◆ **Task instructions**:
Pull out each line of the data that includes the word "page".

— START —

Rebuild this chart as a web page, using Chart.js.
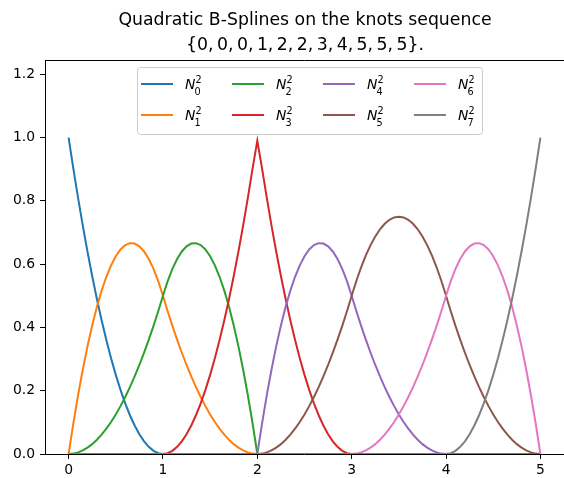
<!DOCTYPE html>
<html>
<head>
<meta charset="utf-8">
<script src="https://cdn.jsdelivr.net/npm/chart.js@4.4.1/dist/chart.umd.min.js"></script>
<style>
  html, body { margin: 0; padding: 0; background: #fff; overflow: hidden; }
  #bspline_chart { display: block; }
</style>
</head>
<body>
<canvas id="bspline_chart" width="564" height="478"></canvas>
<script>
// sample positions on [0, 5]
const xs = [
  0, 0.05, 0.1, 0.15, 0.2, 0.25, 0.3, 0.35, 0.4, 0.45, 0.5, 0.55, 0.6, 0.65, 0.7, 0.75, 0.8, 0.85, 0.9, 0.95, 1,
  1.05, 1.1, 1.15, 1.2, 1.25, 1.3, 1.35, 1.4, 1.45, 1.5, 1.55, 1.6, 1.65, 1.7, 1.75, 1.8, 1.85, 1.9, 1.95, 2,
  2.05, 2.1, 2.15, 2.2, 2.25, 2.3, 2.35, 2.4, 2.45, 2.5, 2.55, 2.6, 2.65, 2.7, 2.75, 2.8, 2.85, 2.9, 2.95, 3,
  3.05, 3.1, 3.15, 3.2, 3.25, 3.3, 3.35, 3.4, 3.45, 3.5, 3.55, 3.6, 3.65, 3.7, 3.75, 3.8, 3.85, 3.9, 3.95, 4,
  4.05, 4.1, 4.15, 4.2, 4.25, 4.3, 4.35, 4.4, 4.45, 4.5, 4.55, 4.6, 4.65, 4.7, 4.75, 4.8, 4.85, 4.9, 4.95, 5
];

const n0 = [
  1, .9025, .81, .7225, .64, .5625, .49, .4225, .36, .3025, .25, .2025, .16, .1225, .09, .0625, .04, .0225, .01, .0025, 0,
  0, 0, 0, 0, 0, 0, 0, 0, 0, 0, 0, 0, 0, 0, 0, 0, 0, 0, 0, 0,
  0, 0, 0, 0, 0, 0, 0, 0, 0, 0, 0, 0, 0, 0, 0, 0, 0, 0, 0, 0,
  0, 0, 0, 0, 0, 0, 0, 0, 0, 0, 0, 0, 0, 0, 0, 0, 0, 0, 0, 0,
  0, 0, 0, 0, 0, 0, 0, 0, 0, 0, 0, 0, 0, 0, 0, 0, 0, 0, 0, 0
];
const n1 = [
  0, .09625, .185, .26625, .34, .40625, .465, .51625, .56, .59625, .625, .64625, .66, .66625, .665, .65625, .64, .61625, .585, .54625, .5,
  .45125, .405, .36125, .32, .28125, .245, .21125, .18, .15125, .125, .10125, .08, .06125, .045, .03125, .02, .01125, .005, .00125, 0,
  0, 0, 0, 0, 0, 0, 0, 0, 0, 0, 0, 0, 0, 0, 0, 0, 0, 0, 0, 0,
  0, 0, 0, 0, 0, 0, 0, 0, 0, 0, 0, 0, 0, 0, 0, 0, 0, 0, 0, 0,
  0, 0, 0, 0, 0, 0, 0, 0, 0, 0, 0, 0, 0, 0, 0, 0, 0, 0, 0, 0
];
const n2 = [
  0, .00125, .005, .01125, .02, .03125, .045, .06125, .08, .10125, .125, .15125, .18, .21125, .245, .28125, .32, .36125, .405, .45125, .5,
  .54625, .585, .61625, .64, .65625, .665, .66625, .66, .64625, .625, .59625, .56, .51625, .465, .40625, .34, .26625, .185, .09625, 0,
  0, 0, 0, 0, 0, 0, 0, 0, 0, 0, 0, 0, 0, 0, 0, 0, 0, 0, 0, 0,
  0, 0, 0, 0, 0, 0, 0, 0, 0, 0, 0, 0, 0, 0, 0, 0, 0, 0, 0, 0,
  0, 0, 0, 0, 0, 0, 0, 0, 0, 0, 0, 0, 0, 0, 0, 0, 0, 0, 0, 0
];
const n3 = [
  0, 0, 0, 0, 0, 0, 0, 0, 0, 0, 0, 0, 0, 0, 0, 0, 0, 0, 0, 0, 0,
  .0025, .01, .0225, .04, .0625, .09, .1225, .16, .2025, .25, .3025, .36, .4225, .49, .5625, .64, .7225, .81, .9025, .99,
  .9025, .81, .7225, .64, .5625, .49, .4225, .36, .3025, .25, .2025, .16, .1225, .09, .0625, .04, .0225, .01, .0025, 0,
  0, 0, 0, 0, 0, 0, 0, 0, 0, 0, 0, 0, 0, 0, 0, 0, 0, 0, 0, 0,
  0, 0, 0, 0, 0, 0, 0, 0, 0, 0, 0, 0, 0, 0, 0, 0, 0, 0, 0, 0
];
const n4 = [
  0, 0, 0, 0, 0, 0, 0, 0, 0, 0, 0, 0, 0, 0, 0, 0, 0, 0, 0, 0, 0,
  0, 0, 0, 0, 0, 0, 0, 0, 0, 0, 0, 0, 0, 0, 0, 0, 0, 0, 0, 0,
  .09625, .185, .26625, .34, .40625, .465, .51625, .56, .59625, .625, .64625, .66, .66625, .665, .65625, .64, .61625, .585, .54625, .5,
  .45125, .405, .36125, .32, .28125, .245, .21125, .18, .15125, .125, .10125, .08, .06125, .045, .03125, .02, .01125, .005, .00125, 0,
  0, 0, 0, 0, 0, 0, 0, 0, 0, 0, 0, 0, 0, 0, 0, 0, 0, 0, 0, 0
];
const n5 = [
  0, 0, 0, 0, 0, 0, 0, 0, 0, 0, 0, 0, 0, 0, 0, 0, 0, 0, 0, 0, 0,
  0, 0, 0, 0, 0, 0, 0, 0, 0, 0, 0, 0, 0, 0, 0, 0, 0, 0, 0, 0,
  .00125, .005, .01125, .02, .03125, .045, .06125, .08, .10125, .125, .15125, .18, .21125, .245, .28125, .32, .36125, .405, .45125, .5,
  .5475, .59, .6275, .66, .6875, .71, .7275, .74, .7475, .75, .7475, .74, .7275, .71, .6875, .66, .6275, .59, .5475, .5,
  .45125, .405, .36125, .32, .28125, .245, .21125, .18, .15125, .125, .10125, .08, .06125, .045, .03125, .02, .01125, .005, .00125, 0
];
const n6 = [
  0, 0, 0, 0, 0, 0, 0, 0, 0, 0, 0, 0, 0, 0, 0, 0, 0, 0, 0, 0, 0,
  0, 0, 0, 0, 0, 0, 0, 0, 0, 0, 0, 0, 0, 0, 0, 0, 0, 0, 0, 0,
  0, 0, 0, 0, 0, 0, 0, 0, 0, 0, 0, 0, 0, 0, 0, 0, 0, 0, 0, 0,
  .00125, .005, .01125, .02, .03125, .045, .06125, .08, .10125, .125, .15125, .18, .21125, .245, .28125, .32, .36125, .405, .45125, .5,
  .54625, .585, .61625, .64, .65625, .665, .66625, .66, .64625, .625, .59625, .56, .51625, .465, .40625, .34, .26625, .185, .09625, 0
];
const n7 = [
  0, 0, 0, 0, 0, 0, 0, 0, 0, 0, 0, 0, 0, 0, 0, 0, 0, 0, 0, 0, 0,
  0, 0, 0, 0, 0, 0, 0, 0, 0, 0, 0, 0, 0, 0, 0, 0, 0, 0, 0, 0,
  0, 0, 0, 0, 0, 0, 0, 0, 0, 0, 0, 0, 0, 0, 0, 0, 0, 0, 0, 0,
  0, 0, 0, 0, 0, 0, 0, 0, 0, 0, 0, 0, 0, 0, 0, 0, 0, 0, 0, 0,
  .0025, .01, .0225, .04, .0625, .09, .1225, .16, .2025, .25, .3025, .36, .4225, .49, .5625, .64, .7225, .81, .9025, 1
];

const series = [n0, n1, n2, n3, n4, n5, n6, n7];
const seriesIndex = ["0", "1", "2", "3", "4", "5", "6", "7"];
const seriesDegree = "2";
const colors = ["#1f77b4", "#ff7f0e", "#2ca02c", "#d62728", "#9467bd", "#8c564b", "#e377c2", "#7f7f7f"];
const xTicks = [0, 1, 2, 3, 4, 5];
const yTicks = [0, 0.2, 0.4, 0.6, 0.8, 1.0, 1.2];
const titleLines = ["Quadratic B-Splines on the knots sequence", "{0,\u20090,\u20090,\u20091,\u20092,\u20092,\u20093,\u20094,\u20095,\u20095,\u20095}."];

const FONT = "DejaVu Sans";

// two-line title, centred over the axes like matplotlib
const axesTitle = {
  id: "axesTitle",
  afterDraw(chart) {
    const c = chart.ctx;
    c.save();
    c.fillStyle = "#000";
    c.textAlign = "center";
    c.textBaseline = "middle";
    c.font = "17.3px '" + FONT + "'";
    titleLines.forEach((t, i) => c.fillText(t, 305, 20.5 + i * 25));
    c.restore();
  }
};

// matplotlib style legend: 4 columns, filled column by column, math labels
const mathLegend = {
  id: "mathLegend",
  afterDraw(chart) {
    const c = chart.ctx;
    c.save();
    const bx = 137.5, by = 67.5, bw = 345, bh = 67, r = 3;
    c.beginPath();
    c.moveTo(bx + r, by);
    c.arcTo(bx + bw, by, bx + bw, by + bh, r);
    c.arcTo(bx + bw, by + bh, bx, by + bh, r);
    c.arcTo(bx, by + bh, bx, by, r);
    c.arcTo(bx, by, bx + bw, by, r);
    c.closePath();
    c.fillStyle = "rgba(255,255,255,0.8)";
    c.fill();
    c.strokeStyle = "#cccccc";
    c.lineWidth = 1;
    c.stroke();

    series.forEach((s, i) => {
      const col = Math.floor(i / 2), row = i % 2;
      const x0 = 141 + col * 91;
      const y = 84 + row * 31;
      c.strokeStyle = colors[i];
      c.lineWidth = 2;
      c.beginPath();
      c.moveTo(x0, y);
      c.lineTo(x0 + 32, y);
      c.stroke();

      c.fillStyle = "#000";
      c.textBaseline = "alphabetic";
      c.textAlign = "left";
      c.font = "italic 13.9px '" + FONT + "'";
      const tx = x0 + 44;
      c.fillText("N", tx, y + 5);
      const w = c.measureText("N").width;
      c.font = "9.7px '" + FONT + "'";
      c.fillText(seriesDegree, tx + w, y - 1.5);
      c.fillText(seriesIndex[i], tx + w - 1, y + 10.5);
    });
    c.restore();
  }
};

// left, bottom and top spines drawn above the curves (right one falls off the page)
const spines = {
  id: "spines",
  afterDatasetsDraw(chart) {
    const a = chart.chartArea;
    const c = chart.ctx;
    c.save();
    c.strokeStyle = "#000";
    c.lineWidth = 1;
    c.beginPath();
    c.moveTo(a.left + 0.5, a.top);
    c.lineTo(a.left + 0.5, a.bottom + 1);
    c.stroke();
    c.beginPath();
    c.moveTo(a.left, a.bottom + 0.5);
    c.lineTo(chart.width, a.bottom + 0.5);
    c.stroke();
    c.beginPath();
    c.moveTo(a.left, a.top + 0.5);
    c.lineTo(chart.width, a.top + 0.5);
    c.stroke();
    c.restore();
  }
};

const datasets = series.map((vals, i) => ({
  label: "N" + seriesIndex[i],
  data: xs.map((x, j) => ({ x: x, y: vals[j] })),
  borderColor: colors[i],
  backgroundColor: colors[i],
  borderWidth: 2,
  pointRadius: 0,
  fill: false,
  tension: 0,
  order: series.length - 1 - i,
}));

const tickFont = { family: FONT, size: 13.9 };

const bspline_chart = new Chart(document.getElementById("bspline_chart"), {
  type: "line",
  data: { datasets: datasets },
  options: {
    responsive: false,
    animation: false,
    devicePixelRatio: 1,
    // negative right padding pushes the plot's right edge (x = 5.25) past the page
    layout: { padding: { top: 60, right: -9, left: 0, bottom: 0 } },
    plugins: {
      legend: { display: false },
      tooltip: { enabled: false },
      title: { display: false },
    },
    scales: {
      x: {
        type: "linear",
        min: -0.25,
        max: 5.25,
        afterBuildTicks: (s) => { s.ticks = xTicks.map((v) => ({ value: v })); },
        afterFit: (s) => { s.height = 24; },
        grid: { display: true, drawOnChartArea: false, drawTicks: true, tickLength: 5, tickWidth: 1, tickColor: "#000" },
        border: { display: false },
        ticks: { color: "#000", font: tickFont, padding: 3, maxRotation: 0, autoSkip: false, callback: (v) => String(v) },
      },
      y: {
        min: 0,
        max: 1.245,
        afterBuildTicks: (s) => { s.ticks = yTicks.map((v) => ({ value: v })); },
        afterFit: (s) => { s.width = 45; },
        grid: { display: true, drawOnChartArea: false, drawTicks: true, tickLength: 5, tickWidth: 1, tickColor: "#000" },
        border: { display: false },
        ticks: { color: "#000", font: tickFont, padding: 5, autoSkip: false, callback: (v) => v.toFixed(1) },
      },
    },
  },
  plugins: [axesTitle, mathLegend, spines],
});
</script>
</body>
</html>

— END —

◆ **Expected answer**:
Rebuild this chart as a web page, using Chart.js.
// left, bottom and top spines drawn above the curves (right one falls off the page)
    // negative right padding pushes the plot's right edge (x = 5.25) past the page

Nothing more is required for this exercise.